L’economia cresce, ma vanno forte i candidati radicali. Perché la disuguaglianza aumenta.  E favorisce una reazione contro l’establishment

In America le primarie presidenziali rappresentano il meccanismo tramite cui le nuove idee si affermano, indipendentemente dalla vittoria finale dei candidati che sono portatori di queste idee. La fine della guerra in Vietnam fu decretata in New Hampshire, quando nel 1968 il presidente in carica Lyndon Johnson vinse di misura le primarie e si ritirò dalla corsa. E la rivoluzione reaganiana cominciò nel 1976, quando il futuro presidente perse contro Ford, ma affermò le sue idee.

Sulla carta quest’anno le primarie apparivano scontate. La situazione economica - 7 anni di continua crescita e una disoccupazione al 5% - non sembrava tale da ispirare rivoluzioni. E la presenza di due candidati dal cognome famoso, con dietro le spalle delle incredibili organizzazioni di raccolta fondi, lasciava prevedere una facile vittoria di Jeb Bush e Hillary Clinton.

Invece le primarie repubblicane sono state travolte dal ciclone Trump, tanto che Jeb Bush si è già ritirato dalla corsa. Paradossalmente il fenomeno è più facile da capire per noi italiani che per gli stessi americani: basta pensare a Berlusconi. Sia Trump che Berlusconi sono businessmen di successo, con un ego smodato, una straordinaria capacità di interpretare i sentimenti dell’elettore medio e nessun rispetto per le convenzioni sociali. Proprio per questo entrambi si sono presentati come degli outsider, nonostante, come businessmen, abbiano sempre vissuto a stretto contatto con la politica, traendone grossi vantaggi economici.

Trump non ha un vero programma economico, cavalca solo la rabbia dell’americano medio. Ma se l’economia va bene, da dove viene questa rabbia?
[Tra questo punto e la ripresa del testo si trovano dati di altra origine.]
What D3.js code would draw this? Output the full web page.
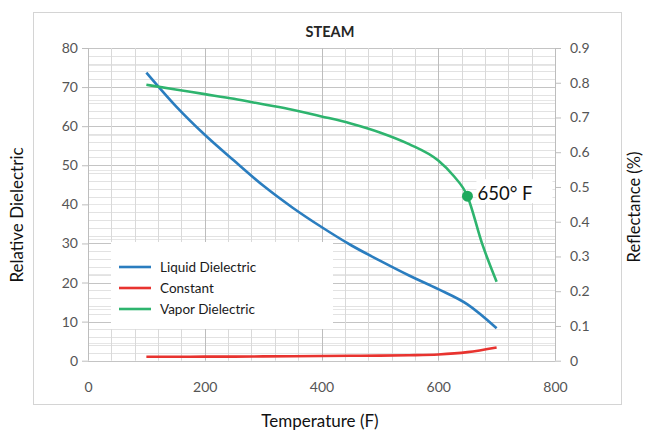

Nonostante le rosee statistiche, la maggioranza dei ragazzi americani che entra oggi nella forza lavoro guadagna meno, in termini reali, dei padri alla stessa età: gran parte della crescita degli ultimi vent’anni è andata a beneficiare solo l’1% più ricco della popolazione. Per questo, molti elettori hanno la sensazione che il sistema economico sia truccato a vantaggio di pochi. E non hanno tutti i torti. Per decenni l’establishment repubblicano ha sfruttato i voti della destra religiosa e dei sostenitori del libero mercato per difendere gli interessi di pochi miliardari. Da un lato è ironico che sia proprio uno di questi miliardari a capeggiare la rivolta di popolo contro quest’establishment. Dall’altro, ne è la conseguenza inevitabile. Solo un uomo ricco e famoso può attaccare certi tabù, senza il rischio di perdere tutti i finanziamenti.

A meno che quest'uomo non si chiami Bernie Sanders, il senatore del Vermont, che sta facendo passare notti insonni ad Hillary Clinton. Mentre tutti gli altri candidati (con l’eccezione di Trump che si autofinanzia) raccolgono decine di milioni di dollari dalle varie lobby, Sanders non accetta donazioni superiori a 5.000 dollari. Ciononostante ha raccolto tanti soldi quanto Hillary Clinton. Questo nuovo modello di finanziamento elettorale gli permette un’indipendenza che affascina soprattutto i giovani. Ogni volta che la Clinton apre bocca - ha dichiarato una giovane sostenitrice di Sanders - non si sa chi l’ha pagata. Sanders, invece, appare autentico, perché è da una vita che va dicendo le stesse cose. Solo ora gli elettori democratici lo ascoltano. Il suo programma economico è stato dichiarato non sostenibile dagli economisti dell’establishment democratico, ansiosi di minarne la credibilità. Effettivamente è un programma che mira a trasformare gli Stati Uniti in una specie di Danimarca, con un’elevata imposizione fiscale e molti più servizi pubblici. Ma proprio per questo è interessante che raccolga così ampi consensi. Fino a qualche anno fa sarebbe stato inconcepibile.

Alla fine, se non ci saranno sorprese di forti candidati indipendenti, probabilmente vinceranno Clinton e Marco Rubio, il candidato di origine cubana che offre un volto nuovo al partito repubblicano. Ma le tensioni emerse in queste primarie non spariranno. Una riforma del sistema di finanziamento delle campagne elettorali sarà al centro dell’agenda politica, chiunque sia il vincitore. Lo stesso vale per il problema dell’eccessiva influenza della Confindustria locale sulla politica economica. Insomma queste primarie ci dicono che gli Stati Uniti assomigliano sempre di più all’Italia. La differenza è che lì c’è desiderio di cambiare.